The intonation of the pianos is precisely measurable at all times -- where it would be extremely time-consuming to construct overtone chords with the orchestra alone (including overtone chords based on tonics outside the traditional twelve-tone system), the six precisely tuned pianos can produce these chords in an instant -- admittedly, only in the limited approximation of the 72 twelfth-tones per octave. The score gives the following instruction on the intonation of the overtone scale:

"The twelfth-tone tuning of the pianos provides a good approximation of the intervals of the overtone scale, but diverges from it markedly in some respects. Ideally, the instruments of the orchestra would take the example of the tuning of the piano only at the tonic and the octaves, and correct all other intervals by ear towards the "correct" tuning (particularly the fifths and augmented ninths, the major thirds and the minor sixths), with the twelfth-tone scale of the pianos merely serving as an orientation point."

limited approximations does not tell a story. As with all my compositions, there is also no formal development or traditional formal structure. Contrasting elements alternate with one another -- moments of smoothness and friction. "Pseudo-glissandi" in the pianos arrive unexpectedly at overtone chords. Apparently stable constellations of intervals begin to falter as the twelfth-tones merge.

The spectral, telescoping chords of the pianos are taken up by the orchestra, over and over again. In my early works I had to limit myself to a few basic tones, out of respect for what was practically realisable: in vain makes do with only the 12 tones of the traditionally tuned scale.

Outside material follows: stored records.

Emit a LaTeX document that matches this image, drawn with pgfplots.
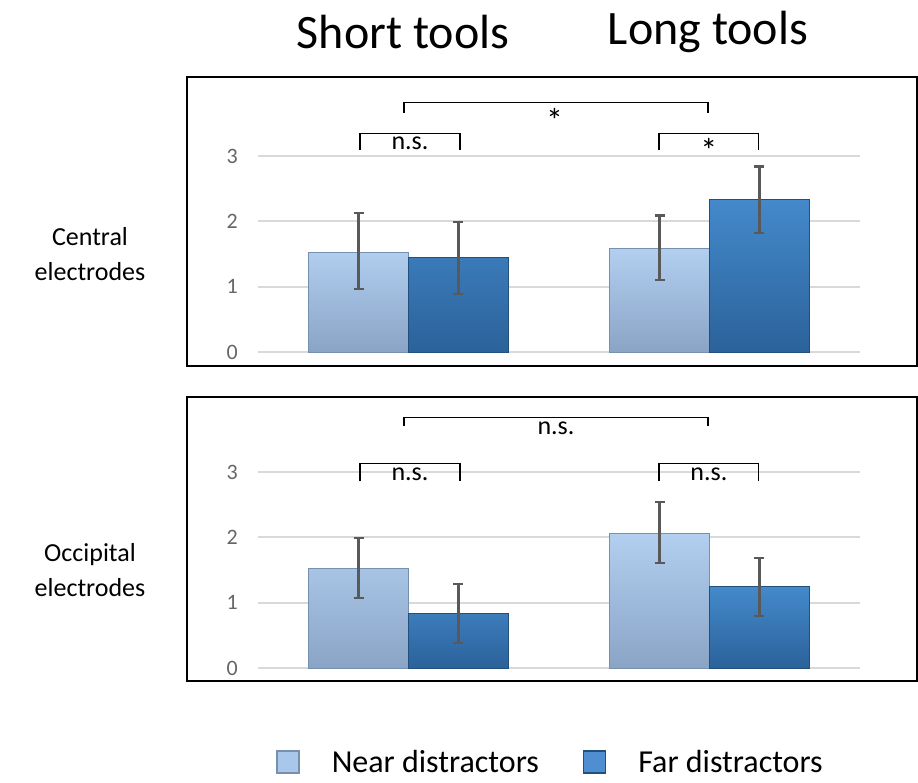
\documentclass[border=0pt]{standalone}
\usepackage{fontspec}
\setmainfont{Carlito}
\usepackage{pgfplots}
\pgfplotsset{compat=1.18}
\definecolor{nearT}{HTML}{B2CFF0}
\definecolor{nearB}{HTML}{8AA4C6}
\definecolor{nearE}{HTML}{7890B0}
\definecolor{nearL}{HTML}{A8C7EB}
\definecolor{farT}{HTML}{4489CB}
\definecolor{farB}{HTML}{2B629A}
\definecolor{farE}{HTML}{22507D}
\definecolor{farL}{HTML}{4F8ED0}
\definecolor{errc}{HTML}{595959}
\definecolor{tickc}{HTML}{666666}
\definecolor{gridc}{HTML}{D9D9D9}
\pgfplotsset{
  panel/.style={
    width=602pt, height=196pt, scale only axis,
    xmin=-0.5, xmax=1.5, ymin=0, ymax=3,
    axis line style={draw=none},
    xtick=\empty, ytick={0,1,2,3},
    ymajorgrids, grid style={gridc, line width=2pt},
    major tick length=0pt,
    yticklabel style={font=\fontsize{22}{22}\selectfont, text=tickc, inner sep=0pt, xshift=-20pt},
    /pgf/number format/assume math mode=true,
    clip=false,
  },
  nearbar/.style={ybar, bar shift=0pt, bar width=0.332, top color=nearT, bottom color=nearB, draw=nearE, line width=1pt,
     error bars/.cd, y dir=both, y explicit, error bar style={errc, line width=2.2pt}, error mark options={rotate=90, mark size=5pt, errc, line width=2.2pt}},
  farbar/.style={ybar, bar shift=0pt, bar width=0.332, top color=farT, bottom color=farB, draw=farE, line width=1pt,
     error bars/.cd, y dir=both, y explicit, error bar style={errc, line width=2.2pt}, error mark options={rotate=90, mark size=5pt, errc, line width=2.2pt}},
}
\newcommand{\nsfont}{\fontsize{26}{26}\selectfont}
\newcommand{\starfont}{\fontsize{34}{34}\selectfont}
\begin{document}
\begin{tikzpicture}
\path[use as bounding box] (-258pt,352pt) rectangle (660pt,-430pt);
% titles
\node[font=\fontsize{48}{48}\selectfont] at (145pt,320pt) {Short tools};
\node[font=\fontsize{48}{48}\selectfont] at (450pt,320pt) {Long tools};
% row labels
\node[font=\fontsize{26}{35}\selectfont, align=center] at (-168pt,98pt) {Central\\electrodes};
\node[font=\fontsize{26}{35}\selectfont, align=center] at (-168pt,-218pt) {Occipital\\electrodes};

\begin{axis}[panel, at={(0pt,0pt)}, anchor=south west]
\addplot[nearbar] coordinates {(-0.166,1.53) += (0,0.60) -= (0,0.57) (0.834,1.58) += (0,0.51) -= (0,0.48)};
\addplot[farbar] coordinates {(0.166,1.44) += (0,0.55) -= (0,0.555) (1.166,2.33) += (0,0.51) -= (0,0.51)};
\draw[black, line width=1.2pt] (axis cs:-0.161,3.085) -- (axis cs:-0.161,3.34) -- (axis cs:0.171,3.34) -- (axis cs:0.171,3.085);
\node[font=\nsfont] at (axis cs:0.005,3.19) {n.s.};
\draw[black, line width=1.2pt] (axis cs:0.832,3.085) -- (axis cs:0.832,3.34) -- (axis cs:1.164,3.34) -- (axis cs:1.164,3.085);
\node[font=\starfont] at (axis cs:0.998,3.08) {*};
\draw[black, line width=1.2pt] (axis cs:-0.015,3.665) -- (axis cs:-0.015,3.815) -- (axis cs:0.995,3.815) -- (axis cs:0.995,3.665);
\node[font=\starfont] at (axis cs:0.485,3.54) {*};
\end{axis}

\begin{axis}[panel, at={(0pt,-316pt)}, anchor=south west,
  legend style={at={(0.03,-0.48)}, anchor=west, draw=none, fill=none, inner sep=0pt,
    font=\fontsize{32}{32}\selectfont, legend columns=2,
    /tikz/every even column/.append style={column sep=42pt},
    /tikz/every odd column/.append style={column sep=30pt}},
  legend cell align=left]
\addplot[forget plot, nearbar] coordinates {(-0.166,1.53) += (0,0.465) -= (0,0.455) (0.834,2.06) += (0,0.48) -= (0,0.45)};
\addplot[forget plot, farbar] coordinates {(0.166,0.84) += (0,0.44) -= (0,0.46) (1.166,1.24) += (0,0.44) -= (0,0.44)};
\addlegendimage{legend image code/.code={\draw[fill=nearL, draw=nearE, line width=1.5pt] (0pt,-11pt) rectangle (22pt,11pt);}}
\addlegendentry{Near distractors}
\addlegendimage{legend image code/.code={\draw[fill=farL, draw=farE, line width=1.5pt] (0pt,-11pt) rectangle (22pt,11pt);}}
\addlegendentry{Far distractors}
\draw[black, line width=1.2pt] (axis cs:-0.161,2.86) -- (axis cs:-0.161,3.13) -- (axis cs:0.171,3.13) -- (axis cs:0.171,2.86);
\node[font=\nsfont] at (axis cs:0.005,2.96) {n.s.};
\draw[black, line width=1.2pt] (axis cs:0.832,2.86) -- (axis cs:0.832,3.13) -- (axis cs:1.164,3.13) -- (axis cs:1.164,2.86);
\node[font=\nsfont] at (axis cs:0.998,2.96) {n.s.};
\draw[black, line width=1.2pt] (axis cs:-0.015,3.71) -- (axis cs:-0.015,3.83) -- (axis cs:0.995,3.83) -- (axis cs:0.995,3.71);
\node[font=\nsfont] at (axis cs:0.49,3.67) {n.s.};
\end{axis}

% frames
\draw[black, line width=2.5pt] (-71pt,-14pt) rectangle (659pt,275pt);
\draw[black, line width=2.5pt] (-71pt,-329pt) rectangle (659pt,-45pt);
\end{tikzpicture}
\end{document}
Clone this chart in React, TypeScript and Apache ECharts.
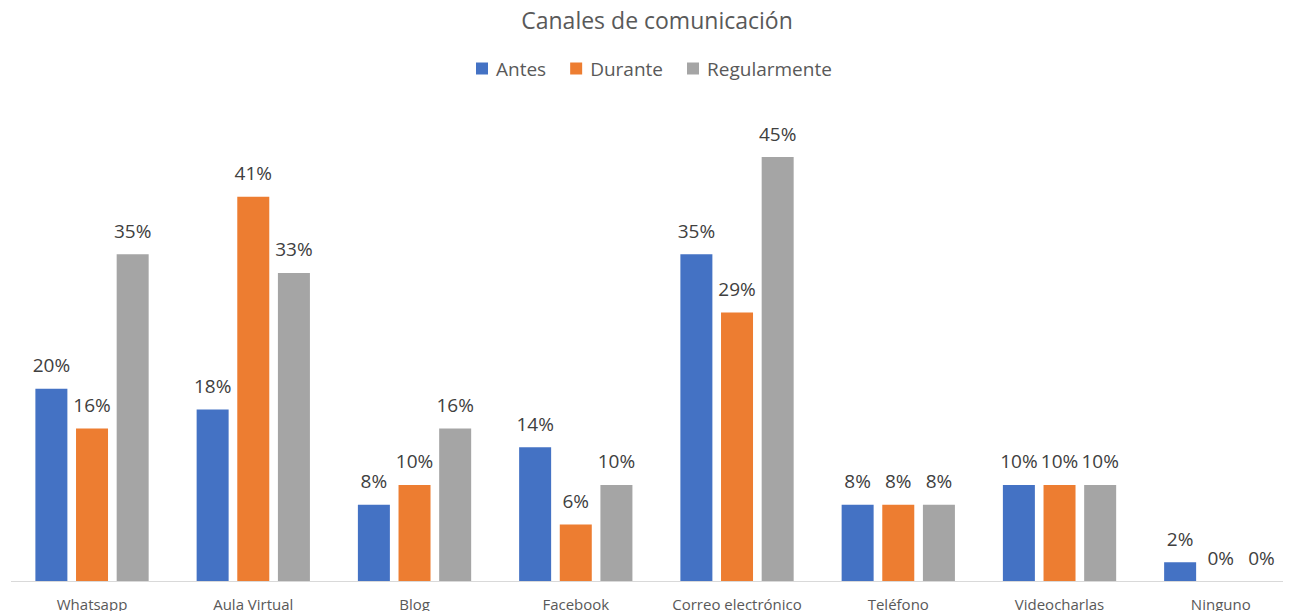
import React, { useEffect, useRef } from "react";
import * as echarts from "echarts";

const categories = ["Whatsapp", "Aula Virtual", "Blog", "Facebook", "Correo electrónico", "Teléfono", "Videocharlas", "Ninguno"];
const antes = [20.4, 18.2, 8.1, 14.2, 34.7, 8.1, 10.2, 2.0];
const durante = [16.2, 40.8, 10.2, 6.0, 28.5, 8.1, 10.2, 0];
const regularmente = [34.7, 32.7, 16.2, 10.2, 45.0, 8.1, 10.2, 0];

const seriesNames = ["Antes", "Durante", "Regularmente"];
const colors = ["#4472C4", "#ED7D31", "#A5A5A5"];

const FONT = "'Open Sans', 'Noto Sans', sans-serif";

export default function App() {
  const ref = useRef<HTMLDivElement>(null);
  useEffect(() => {
    if (!ref.current) return;
    const chart = echarts.init(ref.current, undefined, { renderer: "svg" });
    const label = {
      show: true,
      position: "top",
      distance: 14,
      color: "#404040",
      fontSize: 19,
      fontFamily: FONT,
      formatter: (p: any) => Math.round(p.value) + "%",
    };
    const data = [antes, durante, regularmente];
    chart.setOption({
      animation: false,
      color: colors,
      title: {
        text: "Canales de comunicación",
        left: 644,
        textAlign: "center",
        top: -5,
        textStyle: { color: "#595959", fontSize: 23, fontWeight: "normal", fontFamily: FONT },
      },
      legend: {
        top: 46,
        left: 463,
        itemWidth: 12,
        itemHeight: 12,
        itemGap: 24,
        icon: "rect",
        textStyle: { color: "#595959", fontSize: 19, fontFamily: FONT, padding: [0, 0, 0, 3] },
        data: seriesNames,
      },
      grid: { left: 3.4, top: 102, width: 1290, height: 471, containLabel: false },
      xAxis: {
        type: "category",
        data: categories,
        axisLine: { lineStyle: { color: "#D9D9D9" } },
        axisTick: { show: false },
        axisLabel: { color: "#595959", fontSize: 15, fontFamily: FONT, margin: 15, interval: 0 },
      },
      yAxis: {
        type: "value",
        min: 0,
        max: 50,
        show: false,
        splitLine: { show: false },
      },
      series: seriesNames.map((name, i) => ({
        name,
        type: "bar",
        data: data[i],
        barWidth: 32,
        barGap: "27%",
        label,
      })),
    });
    return () => chart.dispose();
  }, []);
  return (
    <div style={{ width: 1283, height: 603, overflow: "hidden" }}>
      <div ref={ref} style={{ width: 1300, height: 603 }} />
    </div>
  );
}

Natures mortes uses only six different overtone chords, of which four are based on tones found in the traditionally tuned system. In limited approximations, thanks to the pianos, the whole world of sound is open to me. A microtonal countermovement is composed into the final third of the piece: from the fifth C'-G' to the neutral second between the E sharp raised by a twelfth-tone and the F lowered by a sixth-tone. Thus 10 different intervals arise, each of which becomes the centre of an overtone chord. This section last more than 100 bars. Or: an overtone chord, starting fortissimo, rings out, is picked up in the orchestra, swells again to a crescendo, which masks the start of a new overtone chord in the pianos, only the reverberation can be heard, it rings out, is taken up by the orchestra, swells... etc.